As Ehrenberg stated in 1975, the purpose of a graph is not to convey the numbers with decimal accuracy. If that were the goal, tables would be better. The power of graph is its ability to enable one to take in quantitative information, organize it, and see patterns and structure not readily revealed by other means of studying data. And this is where graphical perception becomes critical to help read and analyze the graphs appropriately.

Graphical perception is the ability of the viewer to understand the data encoded in graphs. Understanding how the viewer will decode the information helps designers to optimize their visualizations. A formal definition could be defined as interaction between statistical graphics and our visual system to create human visual perception. Graphs are developed using quantitative data and qualitative data and this data is decoded visually when a person perceives the respective graph. Human perception plays a key role for effective decoding of the graphs. For example, one of the key findings from Cleveland and McGill’s paper was that some elementary perceptual tasks like length are better and more accurate than area or volume in graph analysis. These elementary tasks are showed in Figure 1.

Figure 1: The Elementary Perceptual Tasks

Figure 1: The Elementary Perceptual Tasks

Also, Zubiaga and Namee described two studies to understand graphical perception based on Heer and Bostocks research using crowdsourcing platform. Their initial research experiment showed, majority of their users achieved 97 percent accuracy with histograms, in comparison to other charts. In subsequent experiments, their results showed, histograms can be more reliant than density trees for data visualization. To elaborate this further, let us take another example. For instance, nonaligned scaled graphs are better for inferences compared to length, which is turn better than area which is better than volume visualizations. The comparison of nonaligned scales and length is showed in Figure 2.

Figure 2: Bar Charts and Framed Rectangles

Figure 2: Bar Charts and Framed Rectangles

In this figure, the top chart shows two bars with equal widths and unequal heights. If bar height was an important aspect, the elementary perceptual task of judging the length would be hard in determining which bar is longer. In the bottom chart, the same bars are shown which are surrounded by frames of equal size and construction. Each symbol is a graph with scale and portrays a number. The elementary perceptual task now is to judge position along nonaligned scales. Now, it is easy to see that the bar on right represents a larger quantity than the left.

Through these experiments and analysis, Cleveland and McGill proved that dot charts are superior to bar charts and framed rectangle charts are better than statistical map with shading but we see very little use of dot charts or framed rectangle charts in industry and media. This seems to indicate that either society’s understanding of the role of perception in visualization is still very primitive and/or the use of visualization techniques is very sticky. Understanding the role of perception is a constant task.

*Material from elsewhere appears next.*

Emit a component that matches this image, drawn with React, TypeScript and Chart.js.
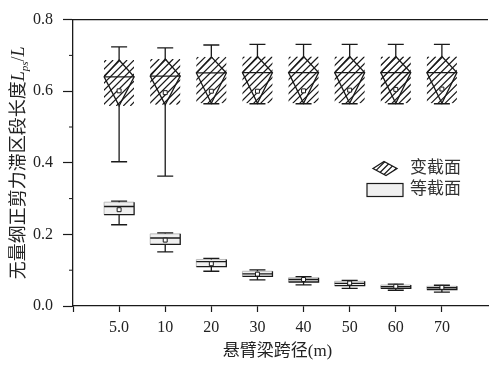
import React, { useEffect, useRef } from 'react';
import { Chart, registerables } from 'chart.js';

Chart.register(...registerables);

// ---------- data ----------
const categories = ['5.0', '10', '20', '30', '40', '50', '60', '70'];

// 变截面 (variable section)
const varMax = [0.724, 0.721, 0.729, 0.731, 0.731, 0.731, 0.731, 0.731];
const varQ3 = [0.687, 0.69, 0.696, 0.697, 0.697, 0.697, 0.697, 0.697];
const varMedian = [0.64, 0.642, 0.651, 0.652, 0.652, 0.652, 0.652, 0.652];
const varMean = [0.601, 0.596, 0.6, 0.6, 0.601, 0.603, 0.605, 0.606];
const varQ1 = [0.559, 0.562, 0.566, 0.566, 0.566, 0.566, 0.566, 0.566];
const varMin = [0.403, 0.363, 0.565, 0.565, 0.565, 0.565, 0.565, 0.565];

// 等截面 (constant section)
const conMax = [0.293, 0.204, 0.133, 0.101, 0.082, 0.0715, 0.061, 0.058];
const conQ3 = [0.29, 0.2015, 0.13, 0.097, 0.079, 0.069, 0.0586, 0.055];
const conMedian = [0.278, 0.19, 0.124, 0.09, 0.074, 0.063, 0.054, 0.051];
const conMean = [0.269, 0.184, 0.118, 0.089, 0.074, 0.064, 0.055, 0.052];
const conQ1 = [0.255, 0.172, 0.11, 0.083, 0.067, 0.057, 0.0495, 0.046];
const conMin = [0.227, 0.151, 0.097, 0.073, 0.059, 0.0495, 0.044, 0.039];

const yTickValues = [0, 0.2, 0.4, 0.6, 0.8];
const yMinorTickValues = [0.1, 0.3, 0.5, 0.7];

const legendLabels = ['变截面', '等截面'];
const xTitle = '悬臂梁跨径(m)';
const yTitleCJK = '无量纲正剪力滞区段长度';

// ---------- style ----------
const W = 493;
const H = 365;
const INK = '#1a1a1a';
const TEXT = '#222';
const BOX_FILL = '#f0f0f0';
const SERIF = "'Liberation Serif', 'Noto Sans CJK SC'";
const HALF_BOX = 15;
const HALF_CAP = 8;

function hatch(ctx: CanvasRenderingContext2D, x0: number, y0: number, x1: number, y1: number, spacing: number) {
  const h = y1 - y0;
  ctx.beginPath();
  for (let k = -h; k < x1 - x0 + h; k += spacing) {
    ctx.moveTo(x0 + k, y1);
    ctx.lineTo(x0 + k + h, y0);
  }
  ctx.stroke();
}

const boxPlugin = {
  id: 'boxPlots',
  beforeDatasetsDraw(chart: any) {
    const { ctx } = chart;
    const xs = chart.scales.x;
    const ys = chart.scales.y;
    ctx.save();
    ctx.strokeStyle = INK;
    ctx.lineCap = 'butt';
    categories.forEach((_, i) => {
      const cx = xs.getPixelForValue(i + 1);
      const l = cx - HALF_BOX;
      const r = cx + HALF_BOX;

      // ---- variable section ----
      const pMax = ys.getPixelForValue(varMax[i]);
      const pQ3 = ys.getPixelForValue(varQ3[i]);
      const pMed = ys.getPixelForValue(varMedian[i]);
      const pQ1 = ys.getPixelForValue(varQ1[i]);
      const pMin = ys.getPixelForValue(varMin[i]);

      ctx.save();
      ctx.beginPath();
      ctx.rect(l, pQ3, r - l, pQ1 - pQ3);
      ctx.clip();
      ctx.lineWidth = 1.25;
      hatch(ctx, l + 2, pQ3, r, pQ1, 7);
      ctx.restore();

      ctx.lineWidth = 1.3;
      ctx.beginPath();
      ctx.moveTo(cx, pQ3);
      ctx.lineTo(r, pMed);
      ctx.lineTo(cx, pQ1);
      ctx.lineTo(l, pMed);
      ctx.closePath();
      ctx.stroke();
      ctx.beginPath();
      ctx.moveTo(l, pMed);
      ctx.lineTo(r, pMed);
      // whiskers
      ctx.moveTo(cx, pQ3);
      ctx.lineTo(cx, pMax);
      ctx.moveTo(cx - HALF_CAP, pMax);
      ctx.lineTo(cx + HALF_CAP, pMax);
      ctx.moveTo(cx, pQ1);
      ctx.lineTo(cx, pMin);
      ctx.moveTo(cx - HALF_CAP, pMin);
      ctx.lineTo(cx + HALF_CAP, pMin);
      ctx.stroke();

      // ---- constant section ----
      const cMax = ys.getPixelForValue(conMax[i]);
      const cQ3 = ys.getPixelForValue(conQ3[i]);
      const cMed = ys.getPixelForValue(conMedian[i]);
      const cQ1 = ys.getPixelForValue(conQ1[i]);
      const cMin = ys.getPixelForValue(conMin[i]);

      ctx.fillStyle = BOX_FILL;
      ctx.fillRect(l, cQ3, r - l, cQ1 - cQ3);
      ctx.lineWidth = 1;
      ctx.strokeStyle = '#bbb';
      ctx.beginPath();
      ctx.moveTo(l, cQ1);
      ctx.lineTo(l, cQ3);
      ctx.lineTo(r, cQ3);
      ctx.stroke();
      ctx.strokeStyle = INK;
      ctx.lineWidth = 1.3;
      ctx.beginPath();
      ctx.moveTo(r, cQ3);
      ctx.lineTo(r, cQ1);
      ctx.lineTo(l, cQ1);
      ctx.moveTo(l, cMed);
      ctx.lineTo(r, cMed);
      ctx.moveTo(cx, cQ3);
      ctx.lineTo(cx, cMax);
      ctx.moveTo(cx - HALF_CAP, cMax);
      ctx.lineTo(cx + HALF_CAP, cMax);
      ctx.moveTo(cx, cQ1);
      ctx.lineTo(cx, cMin);
      ctx.moveTo(cx - HALF_CAP, cMin);
      ctx.lineTo(cx + HALF_CAP, cMin);
      ctx.stroke();
    });
    ctx.restore();
  },
  afterDraw(chart: any) {
    const { ctx, chartArea } = chart;
    const ys = chart.scales.y;
    ctx.save();
    // top frame line
    ctx.strokeStyle = INK;
    ctx.lineWidth = 1.3;
    ctx.beginPath();
    ctx.moveTo(chartArea.left, chartArea.top);
    ctx.lineTo(chartArea.right, chartArea.top);
    ctx.stroke();
    // minor y ticks
    ctx.lineWidth = 1;
    ctx.beginPath();
    yMinorTickValues.forEach((v) => {
      const py = ys.getPixelForValue(v);
      ctx.moveTo(chartArea.left - 4, py);
      ctx.lineTo(chartArea.left, py);
    });
    ctx.stroke();

    // y title
    ctx.save();
    ctx.translate(18, (chartArea.top + chartArea.bottom) / 2);
    ctx.rotate(-Math.PI / 2);
    ctx.fillStyle = TEXT;
    ctx.textBaseline = 'alphabetic';
    ctx.textAlign = 'left';
    const fMain = `18px ${SERIF}`;
    const fItal = `italic 18px 'Liberation Serif'`;
    const fSub = `italic 11px 'Liberation Serif'`;
    const fReg = `18px 'Liberation Serif'`;
    const parts: [string, string, number][] = [
      [yTitleCJK, fMain, 0],
      ['L', fItal, 0],
      ['ps', fSub, 4],
      ['/', fReg, 0],
      ['L', fItal, 0],
    ];
    let total = 0;
    parts.forEach(([t, f]) => {
      ctx.font = f;
      total += ctx.measureText(t).width;
    });
    let px = -total / 2;
    parts.forEach(([t, f, dy]) => {
      ctx.font = f;
      ctx.fillText(t, px, 6 + dy);
      px += ctx.measureText(t).width;
    });
    ctx.restore();

    // x title
    ctx.fillStyle = TEXT;
    ctx.font = `17px ${SERIF}`;
    ctx.textAlign = 'center';
    ctx.textBaseline = 'middle';
    ctx.fillText(xTitle, (chartArea.left + chartArea.right) / 2 - 3, 352);

    // legend
    const lx = 373;
    const ly1 = 168.5;
    const diamond = () => {
      ctx.beginPath();
      ctx.moveTo(lx, ly1);
      ctx.lineTo(lx + 11, ly1 - 7);
      ctx.lineTo(lx + 24, ly1);
      ctx.lineTo(lx + 13, ly1 + 7);
      ctx.closePath();
    };
    ctx.save();
    diamond();
    ctx.clip();
    ctx.strokeStyle = INK;
    ctx.lineWidth = 1.2;
    hatch(ctx, lx, ly1 - 7, lx + 24, ly1 + 7, 6);
    ctx.restore();
    ctx.strokeStyle = INK;
    ctx.lineWidth = 1.3;
    diamond();
    ctx.stroke();

    ctx.fillStyle = BOX_FILL;
    ctx.fillRect(367, 183.5, 36, 13);
    ctx.strokeStyle = INK;
    ctx.lineWidth = 1.2;
    ctx.strokeRect(367, 183.5, 36, 13);

    ctx.fillStyle = '#333';
    ctx.font = `17px ${SERIF}`;
    ctx.textAlign = 'left';
    ctx.textBaseline = 'middle';
    ctx.fillText(legendLabels[0], 410, ly1);
    ctx.fillText(legendLabels[1], 410, 190);
    ctx.restore();
  },
};

export default function App() {
  const ref = useRef<HTMLCanvasElement | null>(null);

  useEffect(() => {
    if (!ref.current) return;
    const chart = new Chart(ref.current, {
      type: 'scatter',
      data: {
        datasets: [
          {
            label: legendLabels[0],
            data: varMean.map((v, i) => ({ x: i + 1, y: v })),
            pointStyle: 'rect',
            pointRadius: 2.8,
            backgroundColor: '#fff',
            borderColor: INK,
            borderWidth: 1,
          },
          {
            label: legendLabels[1],
            data: conMean.map((v, i) => ({ x: i + 1, y: v })),
            pointStyle: 'rect',
            pointRadius: 2.8,
            backgroundColor: '#fff',
            borderColor: INK,
            borderWidth: 1,
          },
        ],
      },
      options: {
        responsive: false,
        animation: false,
        events: [],
        layout: { padding: { top: 15, right: 1, left: 0, bottom: 0 } },
        plugins: {
          legend: { display: false },
          tooltip: { enabled: false },
        },
        scales: {
          x: {
            type: 'linear',
            min: 0,
            max: 9,
            afterBuildTicks: (scale: any) => {
              scale.ticks = [{ value: 0 }, ...categories.map((_, i) => ({ value: i + 1 }))];
            },
            afterFit: (scale: any) => {
              scale.height = H - 306;
            },
            ticks: {
              autoSkip: false,
              maxRotation: 0,
              padding: 6,
              color: TEXT,
              font: { family: "'Liberation Serif'", size: 16 },
              callback: (v: any) => (v >= 1 ? categories[Math.round(v) - 1] : ''),
            },
            grid: {
              display: true,
              drawOnChartArea: false,
              drawTicks: true,
              tickLength: 6,
              tickColor: INK,
              tickWidth: 1.2,
              color: INK,
            },
            border: { display: true, color: INK, width: 1.3 },
          },
          y: {
            type: 'linear',
            min: 0,
            max: 0.8,
            afterBuildTicks: (scale: any) => {
              scale.ticks = yTickValues.map((v) => ({ value: v }));
            },
            afterFit: (scale: any) => {
              scale.width = 73;
            },
            ticks: {
              padding: 10,
              color: TEXT,
              font: { family: "'Liberation Serif'", size: 16 },
              callback: (v: any) => Number(v).toFixed(1),
            },
            grid: {
              display: true,
              drawOnChartArea: false,
              drawTicks: true,
              tickLength: 10,
              tickColor: INK,
              tickWidth: 1.2,
              color: INK,
            },
            border: { display: true, color: INK, width: 1.3 },
          },
        },
      } as any,
      plugins: [boxPlugin],
    });
    return () => chart.destroy();
  }, []);

  return (
    <div style={{ position: 'fixed', left: 0, top: 0, width: W, height: H, background: '#fff' }}>
      <canvas ref={ref} width={W} height={H} style={{ width: W, height: H, display: 'block' }} />
    </div>
  );
}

In conclusion, it is important to understand the role of perception in visualization to make better visualizations as well as keep evolving our understanding of the role of perception. Data visualization is also very important to understand data analysis results. Data analysis can be interpreted differently by different types of audiences, based on their expertise. That is why perception study becomes critical. All the different researches and experiments show importance of graphical perception in data visualization. This helps us build graphical representations that can enable similar data interpretation for all type of audiences.

References

  1. Heer, J., & Bostock, M. (2010, April). Crowdsourcing graphical perception: using mechanical turk to assess visualization design. In Proceedings of the SIGCHI Conference on Human Factors in Computing Systems (pp. 203-212). ACM.

  2. Cleveland, W. S., & McGill, R. (1984). Graphical perception: Theory, experimentation, and application to the development of graphical methods. Journal of the American statistical association, 79(387), 531-554.

  3. Healey, C. G. (2007). Perception in visualization. Retrieved February, 10, 2008.

  4. Healy C. (1999). Perception in Visualization. Retrieved August 7, 2017.

  5. Zubiaga, A., & MacNamee, B. (2016). Graphical perception of value distributions: an evaluation of non-expert viewers’ data literacy. Journal of Community Informatics, 12(3).